Peregrines are persecuted by gamekeepers, egg collectors, falconers and pigeon fanciers.

A peregrine falcon found dead close to its nest in Strathaven, South Lanarkshire in July 2003 had been poisoned with Carbofuran. The male adult was part of a breeding pair. His female mate has not been since and their eggs ‘disappeared’ from the nest.

Peregrines face persecution from several sources. They are targeted by gamekeepers, especially on grouse moors, and also by egg collectors, falconers and pigeon fanciers.

Farr Estate gamekeeper’s conviction quashed

peregrine falcon

A gamekeeper on the Farr Estate, Tomatin, Inverness-shire was fined £1,500 for attempting to trap rare birds of prey. The keeper was found guilty of laying traps to catch peregrine falcons and goshawks. The 37-year-old was convicted at Inverness Sheriff Court in January 2005 at the end of a trial which lasted two years.

Sheriff Donald Booker-Milburn found the keeper, of  Strathdearn, Tomatin, guilty of two charges under the Wildlife and Countryside Act 1981.
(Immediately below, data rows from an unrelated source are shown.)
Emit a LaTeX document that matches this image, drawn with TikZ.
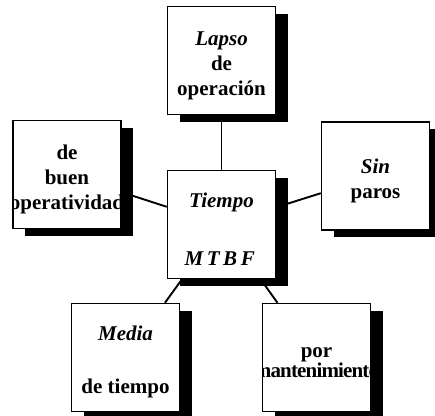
\documentclass[tikz,border=0pt]{standalone}
\usepackage{fontspec}
\setmainfont{Liberation Serif}
\usetikzlibrary{shadows,backgrounds}
\newcommand\alto{\rule{0pt}{24pt}}
\tikzset{
	letra/.style={align=center, font=\fontsize{21}{25}\selectfont\bfseries},
	caja/.style={draw, line width=1.4pt, fill=white, letra,
		minimum width=108pt, minimum height=108pt, inner sep=0pt,
		drop shadow={shadow xshift=12pt, shadow yshift=-7pt, fill=black, opacity=1}},
	recorte/.style={path picture={\node[letra, yshift=-5pt] at (path picture bounding box.center) {#1};}},
	enlace/.style={line width=1.9pt}
}
\begin{document}
\begin{tikzpicture}[x=1pt,y=-1pt]
			\useasboundingbox (0,0) rectangle (435,415);
			\node[caja] (lapso) at (221.5,60.5) {\alto\textit{Lapso}\\de\\operación};
			\node[caja, recorte={de\\buen\\operatividad}] (buen) at (67,174.5) {};
			\node[caja] (sin) at (375.5,176) {\alto\textit{Sin}\\paros};
			\node[caja] (tiempo) at (221.5,224.5)
				{\alto\textit{Tiempo}\\[33pt]{\addfontfeature{LetterSpace=17}\textit{MTBF}}};
			\node[caja] (media) at (125.5,357.5) {\alto\textit{Media}\\[28pt]de tiempo};
			\node[caja, recorte={por\\[-5pt]{\addfontfeature{LetterSpace=-4}mantenimiento}}] (mant) at (316.5,357.5) {};
			\begin{scope}[on background layer]
				\foreach \n in {lapso,buen,sin,media,mant}
					\draw[enlace] (tiempo) -- (\n);
			\end{scope}
		\end{tikzpicture}
\end{document}
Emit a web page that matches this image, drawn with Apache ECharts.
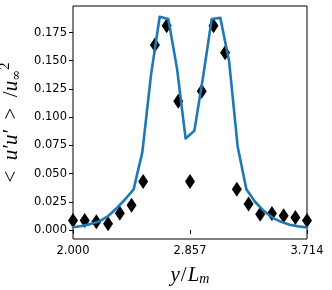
<!DOCTYPE html>
<html>
<head>
<meta charset="utf-8">
<script src="https://cdn.jsdelivr.net/npm/echarts@6/dist/echarts.min.js"></script>
<style>
html,body{margin:0;padding:0;background:#fff;}
#chart{width:332px;height:290px;}
</style>
</head>
<body>
<div id="chart"></div>
<script>
// Simulation curve (blue line)
const lineX = [2.000, 2.063, 2.127, 2.190, 2.254, 2.317, 2.381, 2.444, 2.508, 2.571,
               2.635, 2.698, 2.762, 2.825, 2.889, 2.952, 3.016, 3.079, 3.143, 3.206,
               3.270, 3.333, 3.397, 3.460, 3.524, 3.587, 3.651, 3.714];
const lineY = [0.0024, 0.0035, 0.0052, 0.0075, 0.0120, 0.0190, 0.0270, 0.0360, 0.0690, 0.1370,
               0.1890, 0.1870, 0.1430, 0.0810, 0.0880, 0.1350, 0.1870, 0.1880, 0.1500, 0.0740,
               0.0360, 0.0250, 0.0170, 0.0110, 0.0072, 0.0046, 0.0032, 0.0022];
// Reference data (black diamonds)
const markX = [2.000, 2.086, 2.171, 2.257, 2.343, 2.429, 2.514, 2.600, 2.686, 2.771,
               2.857, 2.943, 3.029, 3.114, 3.200, 3.286, 3.371, 3.457, 3.543, 3.629, 3.714];
const markY = [0.0085, 0.0083, 0.0072, 0.0055, 0.0148, 0.0220, 0.0430, 0.1640, 0.1810, 0.1140,
               0.0430, 0.1230, 0.1810, 0.1570, 0.0360, 0.0230, 0.0140, 0.0145, 0.0125, 0.0110, 0.0085];
// Tick labels
const xTicks = [2.000, 2.857, 3.714];
const yTicks = [0, 0.025, 0.05, 0.075, 0.1, 0.125, 0.15, 0.175];

const chart = echarts.init(document.getElementById('chart'), null, {renderer: 'canvas'});
const tickFont = {fontFamily: 'DejaVu Sans', fontSize: 11.5, color: '#000'};
chart.setOption({
  animation: false,
  backgroundColor: '#fff',
  grid: {left: 73, right: 25, top: 6, bottom: 51, show: true, borderColor: '#000', borderWidth: 1,
         backgroundColor: 'transparent', containLabel: false, outerBoundsMode: 'none'},
  xAxis: {
    type: 'value', min: 2.0, max: 3.714,
    axisLine: {show: false},
    splitLine: {show: false},
    axisTick: {show: true, inside: false, length: 4, lineStyle: {color: '#000'}, customValues: xTicks},
    axisLabel: Object.assign({margin: 6, customValues: xTicks, formatter: v => v.toFixed(3), showMinLabel: true, showMaxLabel: true}, tickFont),
    name: '{a|y}{b|/}{a|L}{s|m}',
    nameLocation: 'middle', nameGap: 25,
    nameTextStyle: {rich: {
      a: {fontFamily: 'Liberation Serif', fontStyle: 'italic', fontSize: 21, color: '#000'},
      b: {fontFamily: 'Liberation Serif', fontSize: 21, color: '#000', padding: [0, 1, 0, 1]},
      s: {fontFamily: 'Liberation Serif', fontStyle: 'italic', fontSize: 14, color: '#000', verticalAlign: 'bottom', padding: [8, 0, 0, 0]}
    }}
  },
  yAxis: {
    type: 'value', min: -0.008, max: 0.1985,
    axisLine: {show: false},
    splitLine: {show: false},
    axisTick: {show: true, inside: false, length: 4, lineStyle: {color: '#000'}, customValues: yTicks},
    axisLabel: Object.assign({margin: 6, customValues: yTicks, formatter: v => v.toFixed(3)}, tickFont),
    name: '{b|<  }{a|u′u′}{b|  >  /}{a|u}{s|∞}{p|2}',
    nameLocation: 'middle', nameGap: 42, nameRotate: 90,
    nameTextStyle: {rich: {
      a: {fontFamily: 'Liberation Serif', fontStyle: 'italic', fontSize: 21, color: '#000'},
      b: {fontFamily: 'Liberation Serif', fontSize: 21, color: '#000'},
      s: {fontFamily: 'DejaVu Serif', fontSize: 13, color: '#000', padding: [10, 0, 0, 0]},
      p: {fontFamily: 'Liberation Serif', fontSize: 15, color: '#000', padding: [0, 0, 14, 0]}
    }}
  },
  series: [
    {
      type: 'scatter',
      data: markX.map((x, i) => [x, markY[i]]),
      symbol: 'diamond', symbolSize: [10, 15],
      itemStyle: {color: '#000', opacity: 1},
      z: 2, clip: true
    },
    {
      type: 'line',
      data: lineX.map((x, i) => [x, lineY[i]]),
      showSymbol: false, symbol: 'none',
      lineStyle: {color: '#1f77b4', width: 2.6, join: 'round', cap: 'round'},
      z: 3, clip: true
    }
  ]
});
</script>
</body>
</html>
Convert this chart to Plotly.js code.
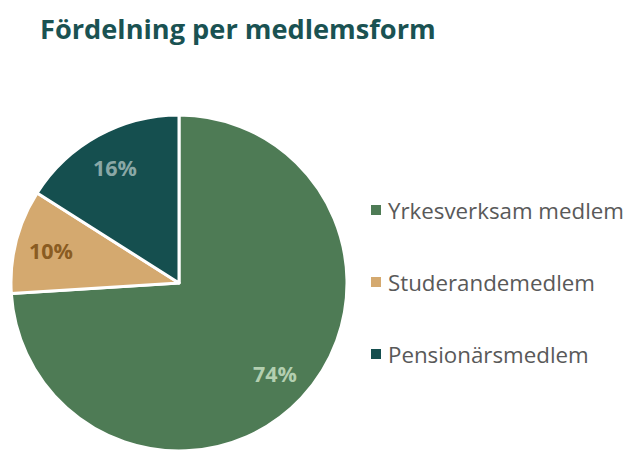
<!DOCTYPE html>
<html>
<head>
<meta charset="utf-8">
<script src="https://cdn.plot.ly/plotly-3.0.1.min.js"></script>
<style>html,body{margin:0;padding:0;background:#fff;}#chart{width:625px;height:455px;}</style>
</head>
<body>
<div id="chart"></div>
<script>
const categories = ["Yrkesverksam medlem", "Studerandemedlem", "Pensionärsmedlem"];
const values = [74, 10, 16];
const sliceColors = ["#4E7B55", "#D4A96F", "#154F4F"];
const labelColors = ["#B3CFB0", "#8A5C22", "#8AA8A6"];

const W = 625, H = 455;
// pie geometry (pixels)
const cx = 179, cy = 283, R = 168;
const total = values.reduce((a, b) => a + b, 0);

const trace = {
  type: "pie",
  labels: categories,
  values: values,
  sort: false,
  direction: "clockwise",
  rotation: 0,
  marker: {colors: sliceColors, line: {color: "#ffffff", width: 3}},
  textinfo: "none",
  hoverinfo: "label+percent",
  showlegend: false,
  domain: {x: [(cx - R) / W, (cx + R) / W], y: [(H - cy - R) / H, (H - cy + R) / H]}
};

const annotations = [];
const shapes = [];
let cum = 0;
values.forEach((v, i) => {
  const mid = (cum + v / 2) / total * 2 * Math.PI;
  cum += v;
  const px = cx + 0.785 * R * Math.sin(mid);
  const py = cy - 0.785 * R * Math.cos(mid);
  annotations.push({
    xref: "paper", yref: "paper", x: px / W, y: 1 - py / H,
    xanchor: "center", yanchor: "middle", showarrow: false,
    text: "<b>" + Math.round(v / total * 100) + "%</b>",
    font: {family: "Open Sans", size: 21.5, color: labelColors[i]}
  });
});

// legend
const legX = 371, legY0 = 210, legStep = 72, sq = 10;
categories.forEach((c, i) => {
  const y = legY0 + i * legStep;
  shapes.push({
    type: "rect", xref: "paper", yref: "paper",
    x0: legX / W, x1: (legX + sq) / W, y0: 1 - (y - sq / 2) / H, y1: 1 - (y + sq / 2) / H,
    fillcolor: sliceColors[i], line: {width: 0}
  });
  annotations.push({
    xref: "paper", yref: "paper", x: (legX + sq + 5) / W, y: 1 - y / H,
    xanchor: "left", yanchor: "middle", showarrow: false,
    text: c, font: {family: "Open Sans", size: 22.3, color: "#595959"}
  });
});

const layout = {
  width: W, height: H,
  margin: {l: 0, r: 0, t: 0, b: 0},
  paper_bgcolor: "#ffffff",
  title: {
    text: "<b>Fördelning per medlemsform</b>",
    font: {family: "Open Sans", size: 27.2, color: "#1A5252"},
    x: 40 / W, xanchor: "left", y: 1 - 29 / H, yanchor: "middle"
  },
  showlegend: false,
  annotations: annotations,
  shapes: shapes
};

Plotly.newPlot("chart", [trace], layout, {displayModeBar: false, staticPlot: true});
</script>
</body>
</html>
The first charge stated that he set a crow cage funnel trap in Kyllachy with the intention of trapping peregrine falcons and goshawks. He used the trap with the funnel open, the door wired shut and two live feral pigeons set within the trap as bait.

The second accused him of possessing nine illegal gin traps, which can be used to trap wild birds and mammals such as foxes and wild cats, for criminal purposes.

An illegal gin trap

RSPB Species Protection Officer Keith Morton said at the time: “We are very encouraged that the sheriff imposed a substantial penalty, as this will highlight the seriousness of this offence”. He added: “It will be interesting to see the reaction of the estate, we suspect there is a great deal of support about this activity among some employers.”

The keeper’s conviction was quashed by the Court of Appeal later in 2005.